_Task instructions_
For each line below that includes the word "this", make a copy.

— BEGIN Data lines —

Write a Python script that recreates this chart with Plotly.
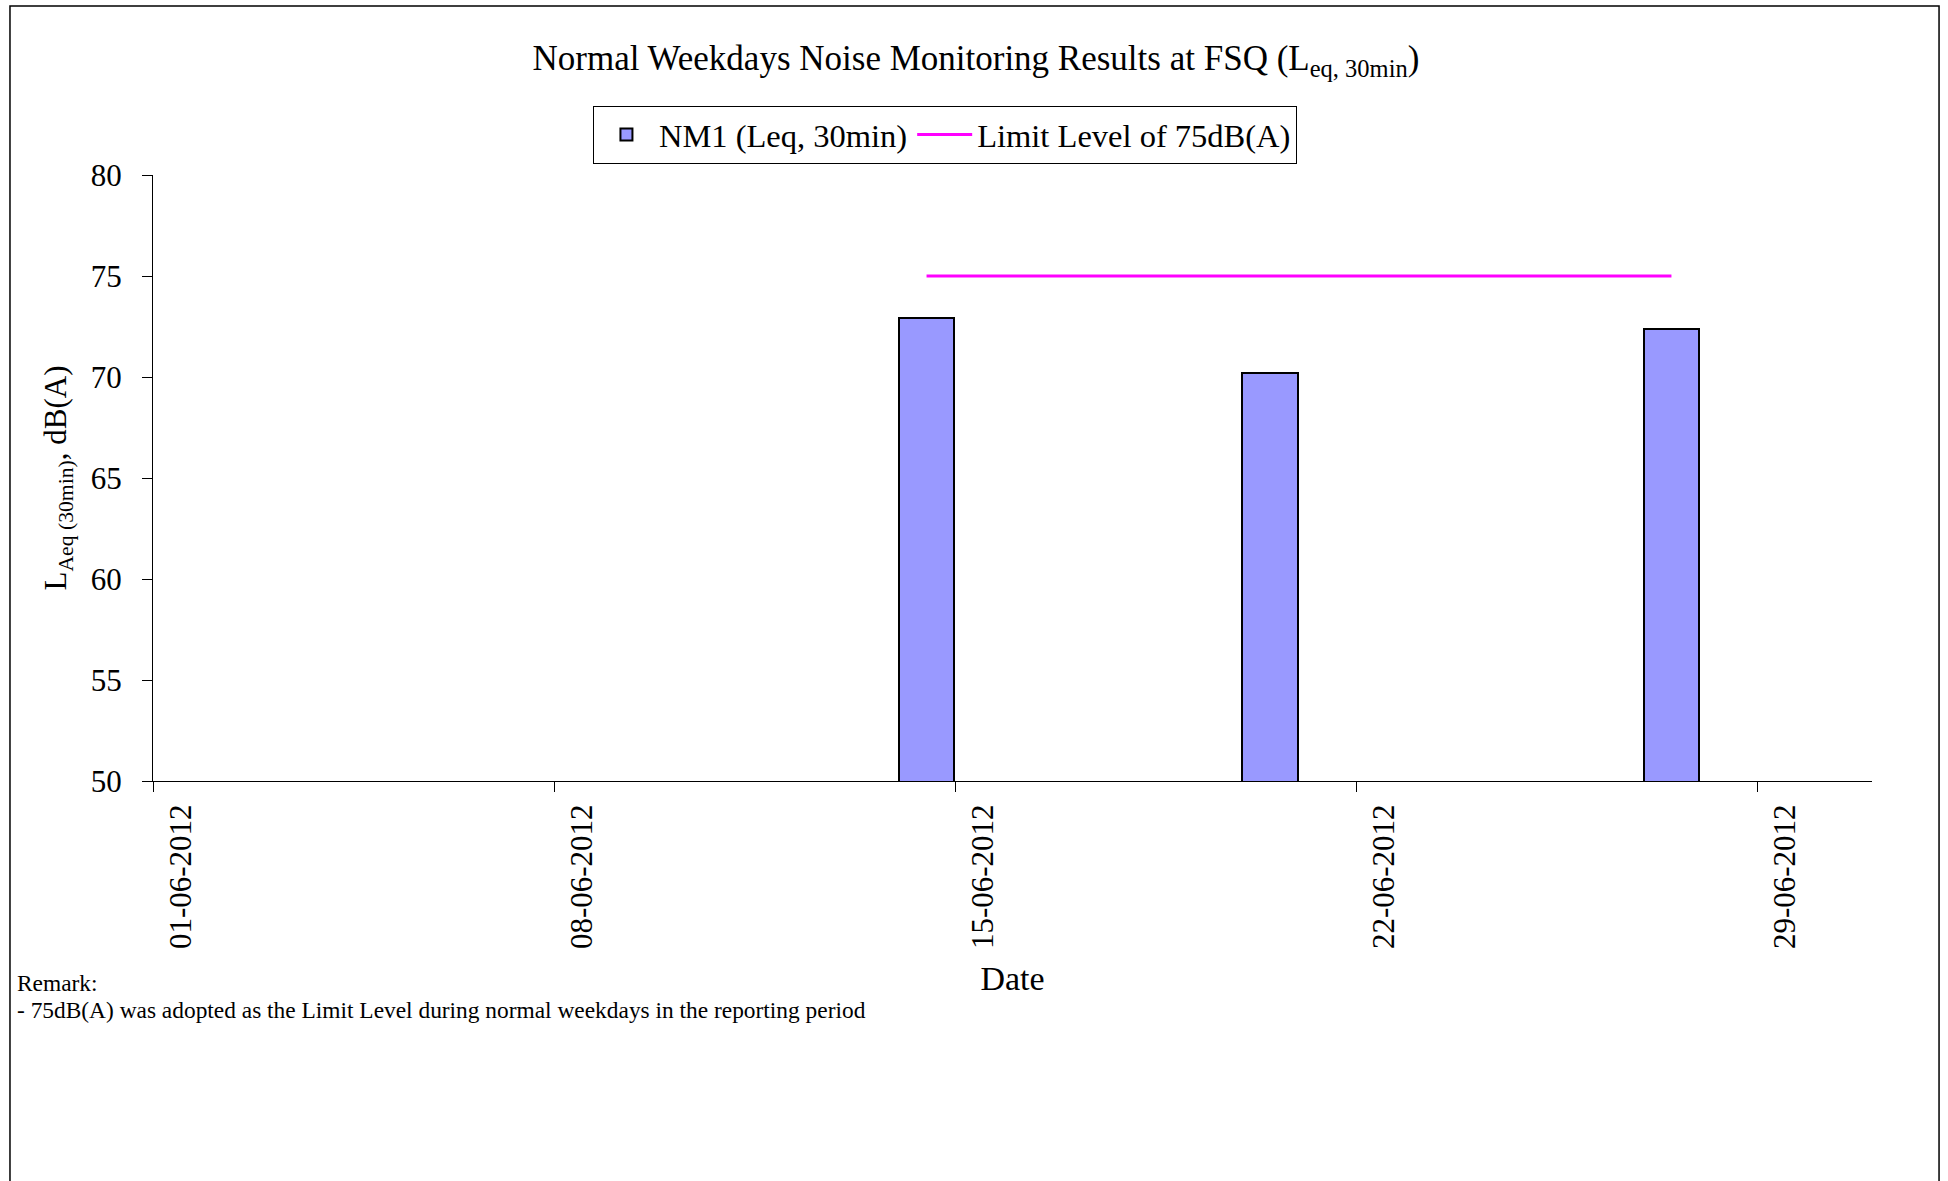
import plotly.graph_objects as go

# measurement dates and LAeq(30min) values, dB(A)
dates = ["2012-06-14", "2012-06-20", "2012-06-27"]
nm1_leq = [72.9, 70.2, 72.4]
limit_level = [75, 75, 75]

series_names = ["NM1 (Leq, 30min)", "Limit Level of 75dB(A)"]
remark_lines = [
    "Remark:",
    "- 75dB(A) was adopted as the Limit Level during normal weekdays in the reporting period",
]

DAY_MS = 86400000
FONT = "Liberation Serif"

fig = go.Figure()

fig.add_trace(go.Bar(
    x=dates,
    y=nm1_leq,
    xperiod=DAY_MS,
    xperiodalignment="middle",
    width=0.975 * DAY_MS,
    name=series_names[0],
    marker=dict(color="#9999FF", line=dict(color="black", width=2)),
))

fig.add_trace(go.Scatter(
    x=dates,
    y=limit_level,
    xperiod=DAY_MS,
    xperiodalignment="middle",
    mode="lines",
    name=series_names[1],
    line=dict(color="#FF00FF", width=3),
))

# remark text below the chart
for i, txt in enumerate(remark_lines):
    fig.add_annotation(
        text=txt, xref="paper", yref="paper",
        x=-0.0805, y=-0.333 - 0.045 * i,
        xanchor="left", yanchor="middle",
        showarrow=False, font=dict(family=FONT, size=23.4, color="black"),
    )

# outer chart border
fig.add_shape(
    type="rect", xref="paper", yref="paper",
    x0=-0.0832, x1=1.039, y0=-0.67, y1=1.279,
    line=dict(color="black", width=1.5), layer="below",
)

fig.update_layout(
    width=1948, height=1181, autosize=False,
    margin=dict(l=153, r=76, t=175, b=400),
    plot_bgcolor="white", paper_bgcolor="white",
    font=dict(family=FONT, color="black", size=31),
    title=dict(
        text="Normal Weekdays Noise Monitoring Results at FSQ (L<sub>eq, 30min</sub>)",
        x=0.501, xanchor="center", y=0.951, yanchor="middle", yref="container",
        font=dict(family=FONT, size=35, color="black"),
    ),
    legend=dict(
        orientation="h", x=0.4607, xanchor="center", y=1.114, yanchor="top",
        bgcolor="white", bordercolor="black", borderwidth=1,
        itemwidth=55,
        font=dict(family=FONT, size=32.5, color="black"),
    ),
    bargap=0,
    showlegend=True,
)

fig.update_xaxes(
    type="date",
    range=["2012-06-01", "2012-07-01"],
    tick0="2012-06-01", dtick=7 * DAY_MS,
    tickformat="%d-%m-%Y", tickangle=-90,
    ticks="outside", ticklen=10, tickcolor="black",
    ticklabelshift=28,
    showline=True, linecolor="black", linewidth=1,
    showgrid=False, zeroline=False,
    tickfont=dict(family=FONT, size=31),
    title=dict(text="Date", standoff=18, font=dict(family=FONT, size=34)),
)

fig.update_yaxes(
    range=[50, 80], dtick=5,
    ticks="outside", ticklen=10, tickcolor="black",
    ticklabelstandoff=14,
    showline=True, linecolor="black", linewidth=1,
    showgrid=False, zeroline=False,
    tickfont=dict(family=FONT, size=31),
    title=dict(text="L<sub>Aeq (30min)</sub>, dB(A)", standoff=14,
               font=dict(family=FONT, size=31)),
)

# drop the default page margin so the figure sits at the window corner
fig.write_html("out.html", config={"displayModeBar": False},
               post_script="document.body.style.margin='0';")
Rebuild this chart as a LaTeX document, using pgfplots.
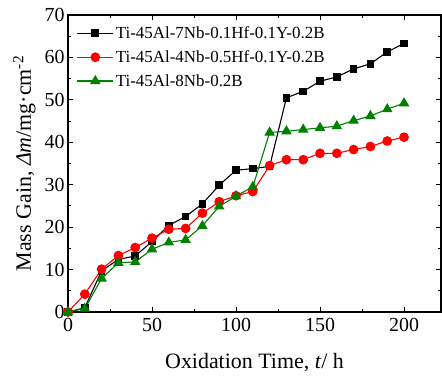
\documentclass[border=0pt]{standalone}
\usepackage{pgfplots}
\pgfplotsset{compat=1.18}
\usepackage{fontspec}
\setmainfont{Liberation Serif}
\definecolor{dgreen}{RGB}{0,128,0}
\begin{document}
\begin{tikzpicture}
\begin{axis}[
  scale only axis,
  width=373bp, height=297bp,
  xmin=0, xmax=222, ymin=0, ymax=70,
  xtick={0,50,100,150,200}, minor xtick={25,75,125,175,225},
  ytick={0,10,20,30,40,50,60,70}, minor ytick={5,15,25,35,45,55,65},
  tick align=inside,
  major tick length=5bp, minor tick length=3bp,
  axis line style={line width=1.3bp},
  every tick/.style={line width=1bp, black},
  /pgf/number format/assume math mode=true,
  tick label style={font=\fontsize{20}{24}\selectfont},
  xticklabel style={yshift=-3bp},
  label style={font=\fontsize{22}{26}\selectfont},
  xlabel={Oxidation Time, \textit{t}/ h},
  ylabel={Mass Gain, \textit{Δm}/mg·cm\textsuperscript{-2}},
  xlabel style={yshift=-14bp},
  ylabel style={yshift=2bp},
  legend style={draw=none, fill=none, at={(0.015,0.975)}, anchor=north west,
    font=\fontsize{17}{20}\selectfont, row sep=6.5bp},
  legend cell align=left,
  legend image code/.code={\draw[#1] (0bp,0bp) -- (36bp,0bp); \draw[#1, only marks] plot coordinates {(18bp,0bp)};},
  clip=false,
]
\addplot[black, line width=1.1bp, mark=square*, mark size=3.3bp] coordinates {
(0,0) (10,1.0) (20,9.7) (30,12.4) (40,13.2) (50,16.6) (60,20.4) (70,22.5) (80,25.5)
(90,29.9) (100,33.4) (110,33.8) (120,34.3) (130,50.5) (140,52.0) (150,54.4)
(160,55.4) (170,57.3) (180,58.5) (190,61.3) (200,63.3)};
\addlegendentry{Ti-45Al-7Nb-0.1Hf-0.1Y-0.2B}
\addplot[red, line width=1.1bp, mark=*, mark size=4.3bp] coordinates {
(0,0) (10,4.2) (20,10.1) (30,13.3) (40,15.2) (50,17.4) (60,19.5) (70,19.7) (80,23.3)
(90,26.0) (100,27.4) (110,28.4) (120,34.5) (130,35.9) (140,35.9) (150,37.4)
(160,37.4) (170,38.3) (180,39.0) (190,40.3) (200,41.2)};
\addlegendentry{Ti-45Al-4Nb-0.5Hf-0.1Y-0.2B}
\addplot[dgreen, line width=1.1bp, mark=triangle*, mark size=5bp] coordinates {
(0,0) (10,0.8) (20,7.9) (30,11.6) (40,11.8) (50,14.8) (60,16.4) (70,17.0) (80,20.3)
(90,24.9) (100,27.3) (110,29.5) (120,42.3) (130,42.6) (140,43.0) (150,43.4)
(160,43.8) (170,45.1) (180,46.2) (190,47.8) (200,49.2)};
\addlegendentry{Ti-45Al-8Nb-0.2B}
\end{axis}
\path (current axis.south west) ++(-68bp,-64bp) rectangle ++(442bp,376bp);
\end{tikzpicture}
\end{document}
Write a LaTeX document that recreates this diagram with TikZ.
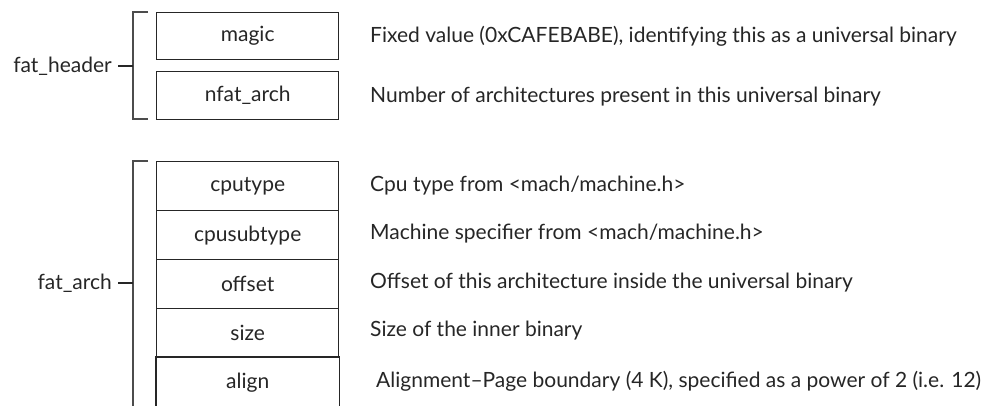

— END Data lines —

_Written answer_
Write a Python script that recreates this chart with Plotly.
Rebuild this chart as a LaTeX document, using pgfplots.
Write a LaTeX document that recreates this diagram with TikZ.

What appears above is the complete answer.